Add to this what I’ve started calling our faith in the free market. I use that word deliberately—faith. There’s a trust in capitalism’s invisible hand that resembles religious devotion. Jesus warned that we cannot serve both God and money. I wonder if some of us have been trying.

I recently read This Changes Everything by Naomi Klein. Even as a Republican, I found her argument compelling: capitalism, left unchecked, is fundamentally at odds with environmental sustainability. Companies exploit resources, use wealth to influence opinion and policy, and governments tread lightly to protect GDP growth.

Is capitalism bad? I’d answer that the way I’d answer “are guns bad?” Guns are tools that can accomplish things like hunting and protection. In the wrong hands, they become instruments of destruction or evil. Capitalism is similar. In theory, it promotes innovation and efficiency. Without sufficient checks, it becomes an instrument of exploitation.

And here’s a thought I haven’t been able to shake: capitalism is very much like the runaway artificial intelligence that people fear. Think about it—a system that adapts almost magically and organically, designed to grow indefinitely, given significant independence, with no inherent regard for long-term consequences to humanity.

If we think AI needs safeguards, maybe capitalism does too.

A Modest Proposal

This is where artificial intelligence might actually help us—not as a threat, but as a tool.

Yes, I’m concerned about AI’s risks. The energy consumption alone is troubling. But I keep coming back to this question: our democracies give voice to people who live now. What about those who will live a hundred years from now? Shouldn’t they have some formal representation in decisions that will shape their world?

What if we created a Future Generations Advisory Council—a set of independent AI systems, powered entirely by renewable energy, designed solely to represent the interests of people not yet born?

This wouldn’t be a legislative body with power to block laws or budgets. It would simply research, cross-validate its findings, achieve consensus through iterative dialogue, and make presentations to the public. Its only power would be influence through transparency.

I know this sounds radical. But consider: governments everywhere are already using AI behind the scenes—to deliver services, inform legislators, craft speeches. AI is becoming a silent partner in governance whether we like it or not.

What I’m suggesting is that for one specific purpose—representing future generations—AI could be a transparent partner. We could see its reasoning, trace its sources, and hold it accountable in ways we can’t with the silent AI influence that’s already shaping policy.

An Invitation

I should be clear about my limitations. I’m not a biblical scholar, climate scientist, economist, or AI expert. I’m an IT manager who used to study psychology and still thinks about these things. You should weigh my ideas accordingly.
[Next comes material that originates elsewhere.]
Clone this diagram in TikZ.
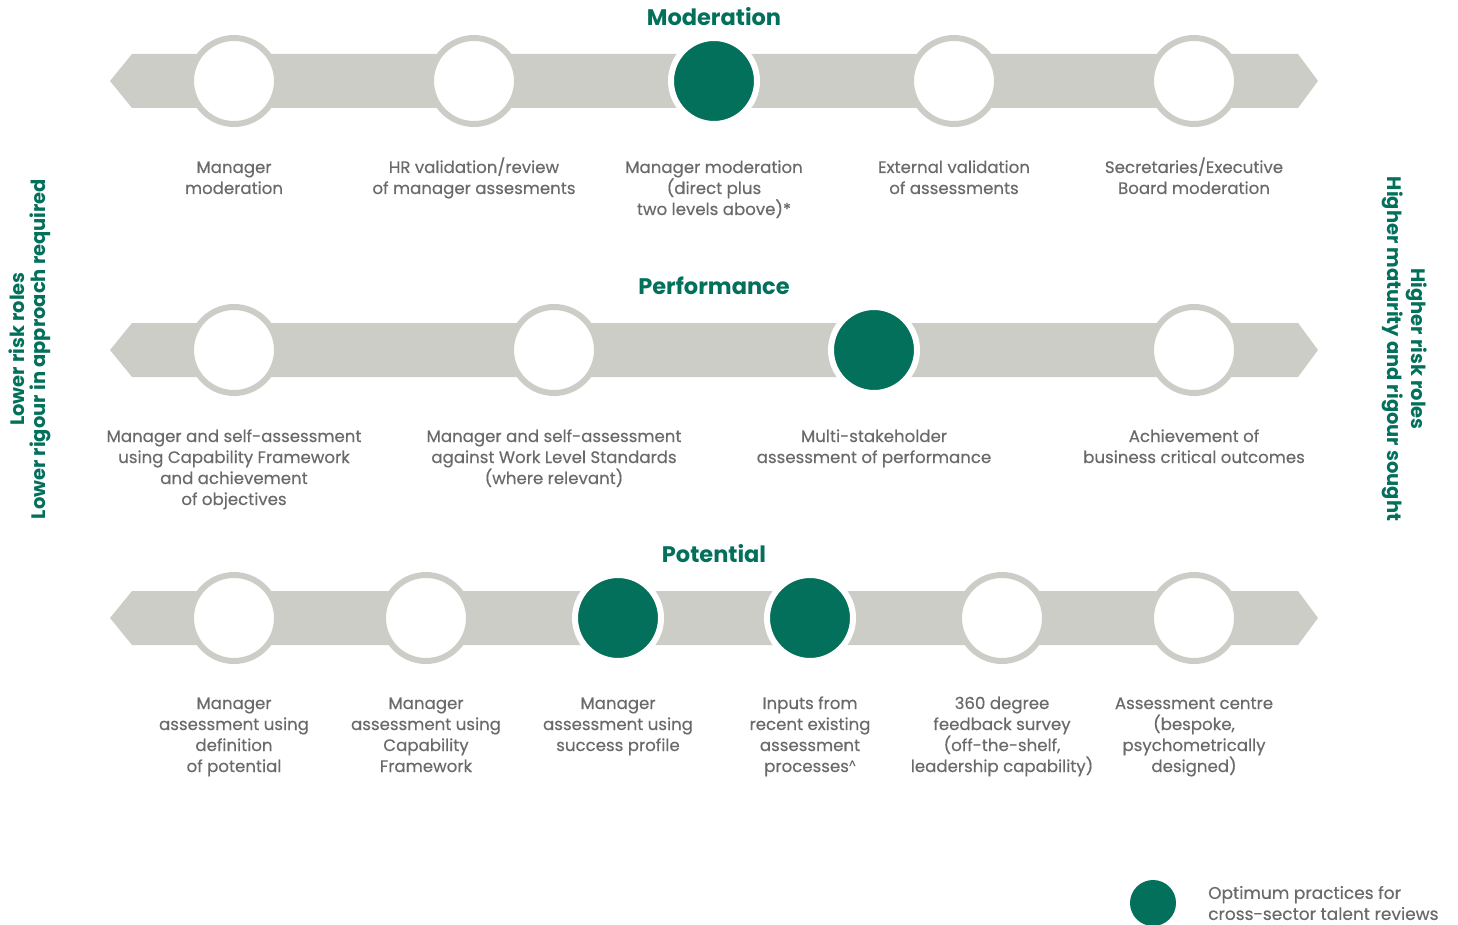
\documentclass[tikz,border=0pt]{standalone}
\usepackage{fontspec}
\setmainfont{Poppins}
\newfontfamily\bodyfont{Poppins}[FakeBold=0.4]
\definecolor{brandgreen}{HTML}{03705B}
\definecolor{bandgray}{HTML}{CDCDC8}
\definecolor{labelgray}{HTML}{6A6A6A}
% centred lines on a fixed 21pt grid; the box baseline is that of the first line
\newcommand\steplines[1]{\vtop{\lineskiplimit=-100pt\baselineskip=21pt\let\\\cr
  \halign{\hfil##\hfil\cr #1\crcr}}}
\newcommand\smallcaret{{\fontsize{11}{11}\selectfont\raisebox{4pt}{\textasciicircum}}}
\begin{document}
\begin{tikzpicture}[x=1pt,y=-1pt,
  band/.style={fill=bandgray, draw=none},
  openstep/.style={circle, draw=bandgray, line width=6pt, fill=white, minimum size=86pt, inner sep=0pt},
  beststep/.style={circle, draw=white, line width=6pt, fill=brandgreen, minimum size=86pt, inner sep=0pt},
  steplabel/.style={anchor=base, inner sep=0pt, text=labelgray,
    font=\bodyfont\fontsize{16.6}{21}\selectfont},
  rowtitle/.style={text=brandgreen, font=\fontsize{22.5}{26}\selectfont\bfseries, inner sep=0pt},
  sidetext/.style={text=brandgreen, font=\fontsize{19.5}{23}\selectfont\bfseries, inner sep=0pt}]
\useasboundingbox (0,0) rectangle (1458,925);

% three horizontal double-headed bands
\foreach \yc in {81,350,618}{
  \fill[band] (110,\yc) -- (132,\yc-27) -- (1298,\yc-27) -- (1318,\yc) -- (1298,\yc+27) -- (132,\yc+27) -- cycle;
}

% Moderation
\node[rowtitle] (tmod) at (714,17) {Moderation};
\node[openstep] (m1) at (234,81) {};
\node[openstep] (m2) at (474,81) {};
\node[beststep] (m3) at (714,81) {};
\node[openstep] (m4) at (954,81) {};
\node[openstep] (m5) at (1194,81) {};
\node[steplabel] (lm1) at (234,173) {\steplines{Manager\\moderation}};
\node[steplabel] (lm2) at (474,173) {\steplines{HR validation/review\\of manager assesments}};
\node[steplabel] (lm3) at (714,173) {\steplines{Manager moderation\\(direct plus\\two levels above)*}};
\node[steplabel] (lm4) at (954,173) {\steplines{External validation\\of assessments}};
\node[steplabel] (lm5) at (1194,173) {\steplines{Secretaries/Executive\\Board moderation}};

% Performance
\node[rowtitle] (tperf) at (714,286) {Performance};
\node[openstep] (p1) at (234,350) {};
\node[openstep] (p2) at (554,350) {};
\node[beststep] (p3) at (874,350) {};
\node[openstep] (p4) at (1194,350) {};
\node[steplabel] (lp1) at (234,442) {\steplines{Manager and self-assessment\\using Capability Framework\\and achievement\\of objectives}};
\node[steplabel] (lp2) at (554,442) {\steplines{Manager and self-assessment\\against Work Level Standards\\(where relevant)}};
\node[steplabel] (lp3) at (874,442) {\steplines{Multi-stakeholder\\assessment of performance}};
\node[steplabel] (lp4) at (1194,442) {\steplines{Achievement of\\business critical outcomes}};

% Potential
\node[rowtitle] (tpot) at (714,554) {Potential};
\node[openstep] (q1) at (234,618) {};
\node[openstep] (q2) at (426,618) {};
\node[beststep] (q3) at (618,618) {};
\node[beststep] (q4) at (810,618) {};
\node[openstep] (q5) at (1002,618) {};
\node[openstep] (q6) at (1194,618) {};
\node[steplabel] (lq1) at (234,709) {\steplines{Manager\\assessment using\\definition\\of potential}};
\node[steplabel] (lq2) at (426,709) {\steplines{Manager\\assessment using\\Capability\\Framework}};
\node[steplabel] (lq3) at (618,709) {\steplines{Manager\\assessment using\\success profile}};
\node[steplabel] (lq4) at (810,709) {\steplines{Inputs from\\recent existing\\assessment\\processes\smallcaret}};
\node[steplabel] (lq5) at (1002,709) {\steplines{360 degree\\feedback survey\\(off-the-shelf,\\leadership capability)}};
\node[steplabel] (lq6) at (1194,709) {\steplines{Assessment centre\\(bespoke,\\psychometrically\\designed)}};

% side captions
\node[sidetext, rotate=90] (lowa) at (17,349) {Lower risk roles};
\node[sidetext, rotate=90] (lowb) at (40,349) {Lower rigour in approach required};
\node[sidetext, rotate=-90] (higha) at (1417,349) {Higher risk roles};
\node[sidetext, rotate=-90] (highb) at (1393,349) {Higher maturity and rigour sought};

% legend
\node[circle, fill=brandgreen, minimum size=46pt, inner sep=0pt] (key) at (1153,903) {};
\node[anchor=west, align=left, inner sep=0pt, text=labelgray,
  font=\bodyfont\fontsize{17}{21}\selectfont] (keytext) at (1208,903) {Optimum practices for\\cross-sector talent reviews};
\end{tikzpicture}
\end{document}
But here’s what I believe: by receiving Scripture with an open heart, praying earnestly, and talking honestly with others who believe in Jesus’ message, we can overcome the parts of our nature that keep demanding more. We can establish a new norm for consumption that aligns with what Jesus actually expects of us.

And I believe technology, used wisely and transparently, might help us hear voices that otherwise go unheard—the voices of those not yet born, who will inherit whatever world we leave them.

So I invite you:

  • Open your mind to new ways of understanding your responsibility as a steward of this Earth—even perspectives that feel uncomfortable at first.
  • Open your heart to the powerless who cannot yet speak for themselves, the generations who will inherit whatever world we leave them.
  • Open your arms to embrace the work this requires—consuming less, advocating for change, supporting those who speak for the voiceless, and holding our leaders accountable for decisions that reach beyond our own lifetimes.

This isn’t just something to think about.  It’s something we are called upon to do right now.